Все это — опыт традиции. Однако в поэтике зрелого Пярта протянулись нити к гораздо менее обозримым ныне пластам этой традиции, в контексте которых приведенные выше рассуждения обретают иное звучание. В творчестве эстонского композитора (родившегося в 1935 г., работавшего в Советском Союзе до 1980 г., эмигрировавшего затем сначала в Австрию, потом в Германию и в настоящее время проживающего в Берлине) условно выделяются три периода. Первый период "ранний", приблизительно до середины 60-х, время художественных поисков и стилистической разноголосицы, первоначально отмеченный влияниями Сергея Прокофьева и Дмитрия Шостаковича, но в целом прошедший под знаком экспериментаторства в области серийной техники. Пярт тогда стал одним из ярких представителей советского музыкального авангарда (наряду с Альфредом Шнитке, Валентином Сильвестровым, Гией Канчели и др., каждый из которых проделал свой характерный духовный путь). Второй период "переходный", с середины 60-х до середины 70-х. Центральным произведением этого периода считается Третья симфония. Сначала Пярт продолжает развивать принципы серийной композиции, использует технику коллажа и элементы алеаторики, но постепенно отходит от радикальных модернистских форм, возвращаясь к тональным принципам. Это было время, когда он обратился к изучению музыки европейского Средневековья и Ренессанса: глубокое погружение в художественные миры григорианских песнопений, раннего европейского многоголосия, нидерландской полифонической школы, Палестрины, Лассо, Жоскена де Пре и прочих оказало решающее влияние на его творчество. Это был также период углубления религиозного миросозерцания (Пярт исповедует православную веру), музыка для него становится прежде всего средством выражения религиозного опыта. С той поры практически все произведения Пярта являются подчеркнуто "программными", он пишет на сакральные темы и на сакральные тексты.
Во второй половине 70-х гг. начинается третий период, о котором можно сказать, что он продолжается и поныне. Пярт находит наиболее адекватную форму для осуществления своей творческой задачи: он создает особую манеру инструментального и хорового письма, которую сам называет стилем tintinnabuli (букв. — "колокольный" стиль). Речь, разумеется, не идет о какой-либо имитации колокольного звона. Хотя Пярт периодически использует в этих целях перкуссию и ряд сонорных эффектов, они не имеют самодовлеющего значения и не играют главенствующей роли. В музыкальном и музыкально-словесном континууме воссоздается структурно-гармонический принцип колокольной звучности, определявший природные и экспрессивные особенности и свойства
добарочных, преимущественно культовых типов мелоса. Путем такой реконструкции Пярт, с одной стороны, дистанцируется от традиций классической и постклассической интонационной культуры, с другой — воссоздаваемое им новое (как "хорошо забытое старое") звуковое измерение словно бы раскрывается, разверзается в самом пространстве этой интонационной культуры конца второго тысячелетия, становясь его органическим компонентом, его выразительным фактом.

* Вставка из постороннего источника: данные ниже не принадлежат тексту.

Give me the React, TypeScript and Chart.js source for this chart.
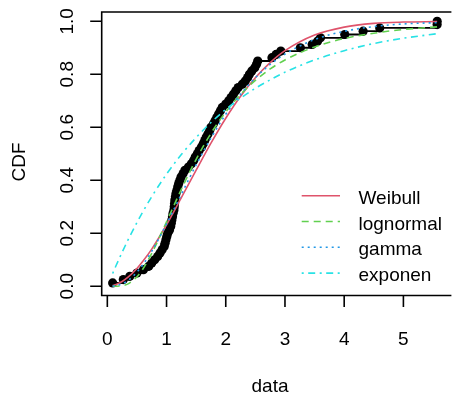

Нужно отметить, что колокольный звон (в самых различных его видах) традиционно осмысляется в христианской культуре как акустическая манифестация трансцендентального опыта, переживания соприкосновения с духовной реальностью, как одна из символических форм, выражающих энергийное присутствие Божественной благодати в мире. Как и в случае с любой символической формой, основания подобного опыта абсолютно имманентны. Можно указать по крайней мере на две акустические характеристики колокольного звона, обусловливающие процесс эстетической символизации за счет явления, которое можно несколько упрощенно назвать "эффектом преодоления материи". Во-первых, это центонный характер звука (отсутствие четко фиксированной звуковысотности): когда звуковысотность, определяющая основные параметры нашего музыкального опыта, "размывается", "расслаивается", она будто бы у нас на глазах переходит в свое инобытие, т.е. совершается реальное, осязаемое слухом (а часто и синестетически) преображение, претворение материи, конечная "фиксированная" частота переходит в бесконечность обертоновых наслоений, растворяется в ней. Во-вторых, я бы подчеркнул эстетический смысл, создающийся за счет отсутствия фиксированной длительности звучания: колокольный звук не прекращается, не прерывается (разве что сознательно, в процессе конкретного исполнения), он даже не "обречен" на прекращение, в отличие от звука, извлекаемого, например, смычком, или от быстро затухающей вибрации фортепианных струн, — он истаивает в тишине, опять-таки словно растворяясь в воздухе, медленно и неосязаемо. Я бы назвал это, не претендуя на какую-либо критическую строгость, акустическим "эффектом бесконечности". При этом, пока колокольный звук длится, он пронизывает собой весь пространственно-временной континуум звуковой ткани в качестве неизменной, "статичной" акустической основы — это можно охарактеризовать как "контекстуальный" или гармонический "эффект бесконечности", возникающий при сочетании нескольких звуков, повторе и т.д., в процессе создания фактуры. Конечно, все это имеет отношение далеко не только к колоколу: речь сейчас идет о европейском, христианском культурном контексте.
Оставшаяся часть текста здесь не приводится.